29.However, I do not find that it therefore follows that where a prisoner's risk is not considered imminent the statutory test is inevitably met. The test relates to protecting the public from harm. In the case of an IPP prisoner, the risk must be considered for the entirety of his potential period under licence. For this reason, I reject the contention that there is a contradiction as argued on behalf of the Applicant. The panel appropriately applied the statutory test. Imminence is a factor and is often used by the probation service in order to distinguish between high risk and very high risk. However, a Parole Board panel is obliged to take a broader view and to apply the statutory test at all times to the entirety of the evidence.  I therefore reject the representations that the panel were in error in their conclusions relating to imminence or otherwise.

 

That the panel were wrong to conclude that core risk reduction work in relation to gang involvement remained outstanding

 

30.The panel in explaining the basis of the decision not to recommend release or progression indicated that it took the view that further work was required in addressing the Applicant’s association with gang culture.
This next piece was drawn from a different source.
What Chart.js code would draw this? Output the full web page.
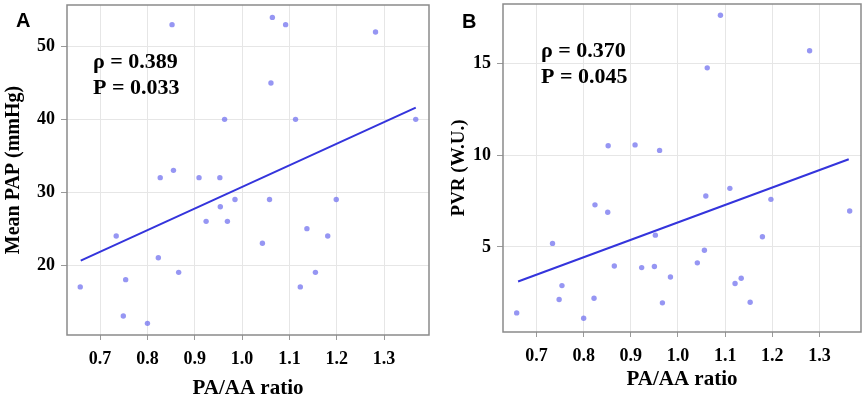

In the application for reconsideration, it is suggested that professionals had not recommended that the Applicant undertake any work relating to gang culture and therefore the panel were in error in suggesting that further work was required in this area. I note generally that the role of the Parole Board is not to manage a sentence plan or to make any detailed suggestions as to work to be undertaken in relation to risk. However, the panel were entitled to indicate that in their view, there were concerns about the possibility that the Applicant’s association with the world of gangs was a continuing area of risk and should be addressed. The panel indicated in their decision that the security intelligence was concerning and may well indicate a continuation of the behaviour of the Applicant before coming into custody. Again, I reject the submission that on the basis of this suggestion the matter should be reconsidered.

 

Decision

 

31.For the reasons I have set out above, I do not consider that the decision of the Parole Board panel was irrational and accordingly the application for reconsideration is refused.